Please drop the inline/noinline annotations, just let the compiler do
the work.

> +{
> +       pte_t *pte, *start_pte;
> +       unsigned long pfn;
> +       int i = 0;
> +
> +       start_pte = pte = alloc(PTRS_PER_PTE*sizeof(pte_t));
> +       BUG_ON(!pte);
> +
> +       pfn = pmd_pfn(*pmd);
> +
> +       do {
> +               /*
> +                * Need to have the least restrictive permissions available
> +                * permissions will be fixed up later
> +                */
> +               set_pte(pte, pfn_pte(pfn, PAGE_KERNEL_EXEC));
> +               pfn++;
> +       } while (pte++, i++, i < PTRS_PER_PTE);
> +
> +
> +       __pmd_populate(pmd, __pa(start_pte), PMD_TYPE_TABLE);
> +       flush_tlb_all();
> +}

For consistency, can we not have split_pmd similar to split_pud (i.e.
avoid allocation in split_pmd, just populate with the given pmd)?

> +
> +static void alloc_init_pte(pmd_t *pmd, unsigned long addr,
>                                   unsigned long end, unsigned long pfn,
> -                                 pgprot_t prot)
> +                                 pgprot_t prot,
> +                                 void *(*alloc)(unsigned long size))
>  {
>         pte_t *pte;
> 
>         if (pmd_none(*pmd)) {
> -               pte = early_alloc(PTRS_PER_PTE * sizeof(pte_t));
> +               pte = alloc(PTRS_PER_PTE * sizeof(pte_t));
> +               BUG_ON(!pte);

I wonder whether we should put the BUG_ON in the alloc functions to keep
the code simpler.

>                 __pmd_populate(pmd, __pa(pte), PMD_TYPE_TABLE);
>         }
> -       BUG_ON(pmd_bad(*pmd));
> +
> +       if (pmd_bad(*pmd))
> +               split_pmd(pmd, alloc);

I would use pmd_sect(*pmd) instead, it gives an indication on why it
needs splitting.

> +static inline bool use_1G_block(unsigned long addr, unsigned long next,
> +                       unsigned long phys, pgprot_t sect_prot,
> +                       pgprot_t pte_prot)
> +{
> +       if (PAGE_SHIFT != 12)
> +               return false;
> +
> +       if (((addr | next | phys) & ~PUD_MASK) != 0)
> +               return false;
> +
> +       /*
> +        * The assumption here is that if the memory is anything other
> +        * than normal we should not be using a block type
> +        */

Why?
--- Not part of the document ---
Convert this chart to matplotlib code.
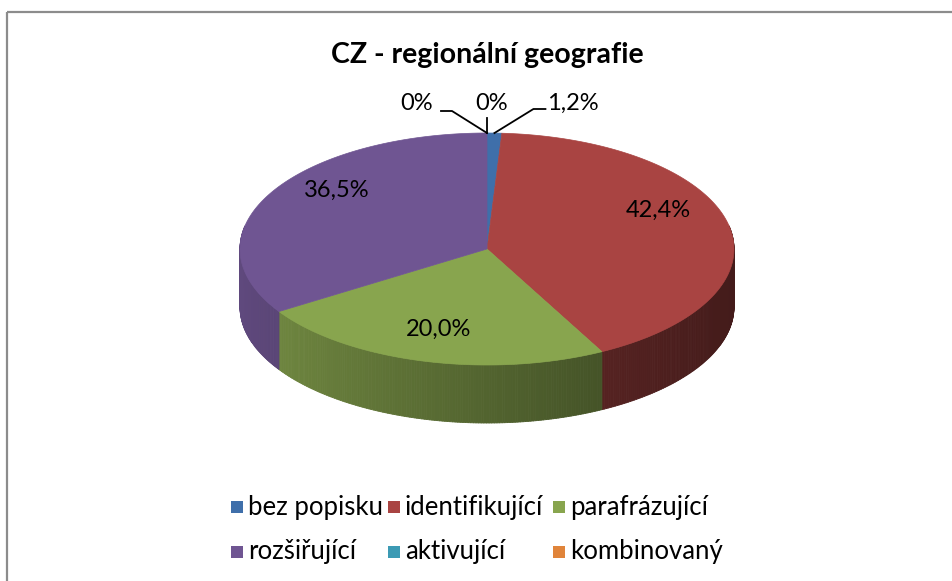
import matplotlib
matplotlib.use("Agg")
import matplotlib.pyplot as plt
from matplotlib.patches import Polygon, Rectangle
from matplotlib.collections import PolyCollection
import numpy as np

plt.rcParams['font.family'] = ['Lato', 'DejaVu Sans']

title = "CZ - regionální geografie"
categories = ["bez popisku", "identifikující", "parafrázující",
              "rozšiřující", "aktivující", "kombinovaný"]
values = [1.2, 42.4, 20.0, 36.5, 0.0, 0.0]
colors = ["#3F6FAA", "#A94442", "#88A54E", "#6F5592", "#3C9AB4", "#E0843A"]


def fmt(v):
    if v == 0:
        return "0%"
    return ("%.1f%%" % v).replace(".", ",")


fig = plt.figure(figsize=(9.53, 5.81), dpi=100)
ax = fig.add_axes([0, 0, 1, 1])
ax.set_xlim(0, 953)
ax.set_ylim(581, 0)
ax.axis('off')

# chart frame (only top and left edges visible)
ax.plot([7, 953], [12, 12], color="#8c8c8c", lw=1.6, solid_capstyle='butt')
ax.plot([7, 7], [12, 581], color="#8c8c8c", lw=1.6, solid_capstyle='butt')

ax.text(487, 55, title, ha='center', va='center', fontsize=20.5, fontweight='bold')

# pseudo 3D pie in pixel space
cx, cy, rx, ry, depth = 487, 249, 247, 116, 58
frac = np.array(values) / np.sum(values)
bounds = np.concatenate([[0], np.cumsum(frac)]) * 360


def warp(a):
    # perspective: back of the pie squeezed, front stretched
    return a - 11.5 * np.sin(np.radians(a))


def pt(a, dy=0.0):
    t = np.radians(warp(a))
    return cx + rx * np.sin(t), cy - ry * np.cos(t) + dy


def shade(c, f):
    r, g, b = matplotlib.colors.to_rgb(c)
    return (r * f, g * f, b * f)


# side walls (front half only), shaded darker to the right
quads, qcols = [], []
for i in range(len(values)):
    lo, hi = max(bounds[i], 90), min(bounds[i + 1], 270)
    if hi <= lo:
        continue
    angs = np.linspace(lo, hi, max(2, int((hi - lo) * 2)))
    for a0, a1 in zip(angs[:-1], angs[1:]):
        x0, y0 = pt(a0)
        x1, y1 = pt(a1)
        quads.append([(x0, y0), (x1, y1), (x1, y1 + depth), (x0, y0 + depth)])
        t = ((x0 + x1) / 2 - (cx - rx)) / (2 * rx)
        f = 0.86 - 0.46 * t ** 0.85
        qcols.append(shade(colors[i], f))
ax.add_collection(PolyCollection(quads, facecolors=qcols, edgecolors=qcols, linewidths=0.6))

# top faces
for i in range(len(values)):
    if frac[i] == 0:
        continue
    angs = np.linspace(bounds[i], bounds[i + 1], max(2, int(frac[i] * 720)))
    xs, ys = pt(angs)
    verts = [(cx, cy)] + list(zip(xs, ys))
    ax.add_patch(Polygon(verts, closed=True, facecolor=colors[i],
                         edgecolor=colors[i], lw=0.5))

# data labels inside big slices
for i in range(len(values)):
    if frac[i] < 0.05:
        continue
    t = np.radians(warp((bounds[i] + bounds[i + 1]) / 2))
    lx = cx + 0.74 * rx * np.sin(t)
    ly = cy - 7 - 0.78 * ry * np.cos(t)
    ax.text(lx, ly, fmt(values[i]), ha='center', va='center', fontsize=17)

# small / zero slices labelled outside with leader lines
ly_out = 103
outside = [(0, 1), (4, 0), (5, -1)]   # slice index, side
for i, side in outside:
    mid = (bounds[i] + bounds[i + 1]) / 2
    ax_, ay_ = pt(mid)
    if frac[i] == 0:
        ax_ = cx
    if side == 1:
        ex = ax_ + 39
        ax.plot([ax_, ex, ex + 12], [ay_, ly_out + 6, ly_out + 6], color='black', lw=1.3)
        ax.text(ex + 14, ly_out, fmt(values[i]), ha='left', va='center', fontsize=17)
    elif side == -1:
        ex = ax_ - 35
        ax.plot([ax_, ex, ex - 11], [ay_, ly_out + 8, ly_out + 8], color='black', lw=1.3)
        ax.text(ex - 19, ly_out, fmt(values[i]), ha='right', va='center', fontsize=17)
    else:
        ax.plot([ax_, ax_], [ay_, ly_out + 15], color='black', lw=1.3)
        ax.text(ax_ + 5, ly_out, fmt(values[i]), ha='center', va='center', fontsize=17)

# legend
col_x = [231, 388, 553]
row_y = [507, 552]
for i, (name, c) in enumerate(zip(categories, colors)):
    x = col_x[i % 3]
    y = row_y[i // 3]
    ax.add_patch(Rectangle((x, y - 6), 12, 12, facecolor=c, edgecolor='none'))
    ax.text(x + 17, y, name, ha='left', va='center', fontsize=18.5)

fig.savefig("out.png", dpi=100)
I know the original code had a !map_io check but I don't remember
why we actually need this limitation.

> +#ifdef CONFIG_DEBUG_RODATA
> +static void __init __map_memblock(phys_addr_t start, phys_addr_t end)
> +{
> +       /*
> +        * Set up the executable regions using the existing section mappings
> +        * for now. This will get more fine grained later once all memory
> +        * is mapped
> +        */
> +       unsigned long kernel_x_start = round_down(__pa(_stext), SECTION_SIZE);
> +       unsigned long kernel_x_end = round_up(__pa(__init_end), SECTION_SIZE);
> +
> +       if (end < kernel_x_start) {
> +               create_mapping(start, __phys_to_virt(start),
> +                       end - start, PROT_SECT_NORMAL, PAGE_KERNEL);
> +       } else if (start >= kernel_x_end) {
> +               create_mapping(start, __phys_to_virt(start),
> +                       end - start, PROT_SECT_NORMAL, PAGE_KERNEL);
> +       } else {
> +               if (start < kernel_x_start)
> +                       create_mapping(start, __phys_to_virt(start),
> +                               kernel_x_start - start,
> +                               PROT_SECT_NORMAL,
> +                               PAGE_KERNEL);
> +               create_mapping(kernel_x_start,
> +                               __phys_to_virt(kernel_x_start),
> +                               kernel_x_end - kernel_x_start,
> +                               PROT_SECT_NORMAL_EXEC, PAGE_KERNEL_EXEC);
> +               if (kernel_x_end < end)
> +                       create_mapping(kernel_x_end,
> +                               __phys_to_virt(kernel_x_end),
> +                               end - kernel_x_end,
> +                               PROT_SECT_NORMAL,
> +                               PAGE_KERNEL);
> +       }

Do we care about the init section? It will get freed eventually (though
I guess we could spot early bugs modifying such code).

Anyway, can you not do something similar here for the rest of the kernel
text to avoid re-adjusting the page attributes later?

> +struct flush_addr {
> +       unsigned long start;
> +       unsigned long end;
> +};
> +
> +static int __flush_mappings(void *val)
> +{
> +       struct flush_addr *data = val;
> +
> +       flush_tlb_kernel_range(data->start, data->end);
> +       return 0;
> +}
> +
> +static void adjust_mem(unsigned long vstart, unsigned long vend,
> +                       phys_addr_t phys,
> +                       pgprot_t sect_prot, pgprot_t pte_prot)
> +{
> +       struct flush_addr f;
> +
> +       create_mapping_late(phys, vstart, vend - vstart,
> +                       sect_prot, pte_prot);
> +
> +       if (!IS_ALIGNED(vstart, SECTION_SIZE) || !IS_ALIGNED(vend, SECTION_SIZE)) {
> +               f.start = vstart;
> +               f.end = vend;
> +               stop_machine(__flush_mappings, &f, NULL);
> +       }

Maybe this was discussed on earlier versions of this patch but why do
you need stop_machine() here? A TLB flush would be broadcast by hardware
automatically to all the other CPUs.

I need to go again through this patch and see if there is a better
option than overloading the alloc_init_*() functions for adjusting ptes
(or maybe avoid adjusting altogether if we create them with the right
attributes from the beginning).

-- 
Catalin